Handlers Are Still Necessary

Handlers aren't going away. There are Android APIs that still require them (even if future API development discourages them). A simple example is ContentObserver. Use them where necessary.

Testing (FakeExecutor)

We have a FakeExecutor available. It implements DelayableExecutor (which in turn is an Executor). It takes a FakeSystemClock in its constructor that allows you to control the flow of time, executing supplied Runnables in a deterministic manner.

The implementation is well documented and tested. You are encouraged to read and reference it, but here is a quick overview:

Method	Description
execute()	Queues a Runnable so that it is "ready" to run. (A Runnable is "ready" when its scheduled time is less than or equal to the clock.)
postDelayed() & postAtTime()	Queues a runnable to be run at some point in the future.
runNextReady()	Run one runnable if it is ready to run according to the supplied clock.
runAllReady()	Calls runNextReady() in a loop until there are no more "ready" runnables.
advanceClockToNext()	Move the internal clock to the item at the front of the queue, making it "ready".
advanceClockToLast()	Makes all currently queued items ready.
numPending()	The number of runnables waiting to be run They are not necessarily "ready".
(static method) exhaustExecutors()	Given a number of FakeExecutors, it calls runAllReady() repeated on them until none of them have ready work. Useful if you have Executors that post work to one another back and forth.

If you advance the supplied FakeSystemClock directly, the FakeExecutor will execute pending Runnables accordingly. If you use the FakeExecutors advanceClockToNext() and advanceClockToLast(), this behavior will not be seen. You will need to tell the Executor to run its ready items. A quick example shows the difference:

Here we advance the clock directly:

FakeSystemClock clock = new FakeSystemClock();
FakeExecutor executor = new FakeExecutor(clock);
executor.execute(() -> {});             // Nothing run yet. Runs at time-0
executor.executeDelayed(() -> {}, 100); // Nothing run yet. Runs at time-100.
executor.executeDelayed(() -> {}, 500); // Nothing run yet. Runs at time-500.

clock.synchronizeListeners(); // The clock just told the Executor it's time-0.
                              // One thing run.
clock.setUptimeMillis(500);   // The clock just told the Executor it's time-500.
                              // Two more items run.
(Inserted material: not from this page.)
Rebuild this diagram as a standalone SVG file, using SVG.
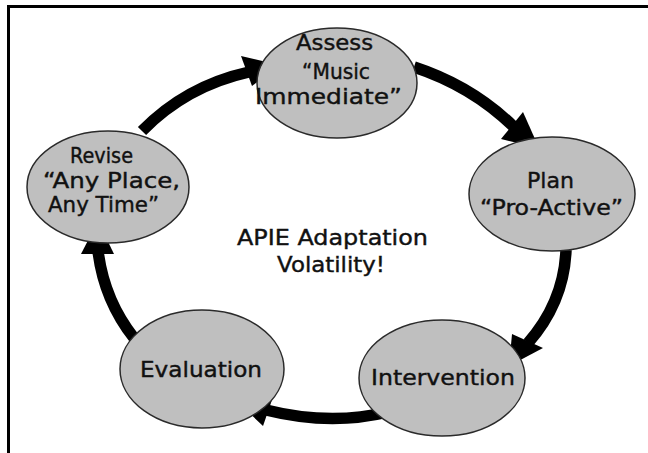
<svg xmlns="http://www.w3.org/2000/svg" width="648" height="453" viewBox="0 0 648 453">
<style>
.node ellipse{fill:#bfbfbf;stroke:#2a2a2a;stroke-width:1.5}
text{font-family:"DejaVu Sans","Verdana",sans-serif;font-size:21px;fill:#111;stroke:#111;stroke-width:0.4}
.arc{fill:none;stroke:#000;stroke-width:11.5}
.head{fill:#000}
.frame{stroke:#000;stroke-width:3;fill:none}
</style>
<rect width="648" height="453" fill="#fff"/>
<path class="frame" d="M8.5,453 V6.5 H648"/>
<g id="connectors">
<path class="arc" d="M414,67 Q472,86 514,127"/>
<polygon class="head" points="539,148 523,112 501,139"/>
<path class="arc" d="M566,250 Q564,302 528,343"/>
<polygon class="head" points="509,366 512,334 543,348"/>
<path class="arc" d="M388,412 Q330,426 266,410"/>
<polygon class="head" points="239,403 273,397 263,426"/>
<path class="arc" d="M134,338 Q104,300 98,251"/>
<polygon class="head" points="98,221 81,254 114,254"/>
<path class="arc" d="M142,131 Q186,86 249,72"/>
<polygon class="head" points="279,65 241,56 252,86"/>
</g>
<g id="assess" class="node">
<ellipse cx="337" cy="83" rx="80" ry="55"/>
<text x="296" y="50" textLength="77" lengthAdjust="spacingAndGlyphs">Assess</text>
<text x="302" y="79" textLength="68" lengthAdjust="spacingAndGlyphs">“Music</text>
<text x="255" y="104" textLength="147" lengthAdjust="spacingAndGlyphs">Immediate”</text>
</g>
<g id="plan" class="node">
<ellipse cx="552" cy="194" rx="83" ry="57"/>
<text x="527" y="188" textLength="47" lengthAdjust="spacingAndGlyphs">Plan</text>
<text x="480" y="215" textLength="143" lengthAdjust="spacingAndGlyphs">“Pro-Active”</text>
</g>
<g id="intervention" class="node">
<ellipse cx="442" cy="378" rx="83" ry="58"/>
<text x="371" y="385" textLength="144" lengthAdjust="spacingAndGlyphs">Intervention</text>
</g>
<g id="evaluation" class="node">
<ellipse cx="202" cy="369" rx="82" ry="59"/>
<text x="140" y="377" textLength="122" lengthAdjust="spacingAndGlyphs">Evaluation</text>
</g>
<g id="revise" class="node">
<ellipse cx="108" cy="187" rx="81" ry="56"/>
<text x="70" y="163" textLength="63" lengthAdjust="spacingAndGlyphs">Revise</text>
<text x="43" y="188" textLength="137" lengthAdjust="spacingAndGlyphs">“Any Place,</text>
<text x="48" y="212" textLength="111" lengthAdjust="spacingAndGlyphs">Any Time”</text>
</g>
<g id="center-label">
<text x="237" y="245" textLength="191" lengthAdjust="spacingAndGlyphs">APIE Adaptation</text>
<text x="277" y="272" textLength="108" lengthAdjust="spacingAndGlyphs">Volatility!</text>
</g>
</svg>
Here we have more fine-grained control:

FakeSystemClock clock = new FakeSystemClock();
FakeExecutor executor = new FakeExecutor(clock);
executor.execute(() -> {});             // Nothing run yet. Runs at time-0
executor.executeDelayed(() -> {}, 100); // Nothing run yet. Runs at time-100.
executor.executeDelayed(() -> {}, 500); // Nothing run yet. Runs at time-500.

executor.runNextReady();        // One thing run.
executor.advanceClockToNext();  // One more thing ready to run.
executor.runNextReady();        // One thing run.
executor.runNextReady();        // Extra calls do nothing. (Returns false).
executor.advanceClockToNext();  // One more thing ready to run.
executor.runNextReady();        // Last item run.

One gotcha of direct-clock-advancement: If you have interleaved Runnables split between two executors like the following:

FakeSystemClock clock = new FakeSystemClock();
FakeExecutor executorA = new FakeExecutor(clock);
FakeExecutor executorB = new FakeExecutor(clock);
executorA.executeDelayed(() -> {}, 100);
executorB.executeDelayed(() -> {}, 200);
executorA.executeDelayed(() -> {}, 300);
executorB.executeDelayed(() -> {}, 400);
clock.setUptimeMillis(500);

The Runnables will not interleave. All of one Executor's callbacks will run, then all of the other's.

TestableLooper.RunWithLooper

As long as you're using FakeExecutors in all the code under test (and no Handlers or Loopers) you don't need it. Get rid of it. No more TestableLooper; no more Looper at all, for that matter.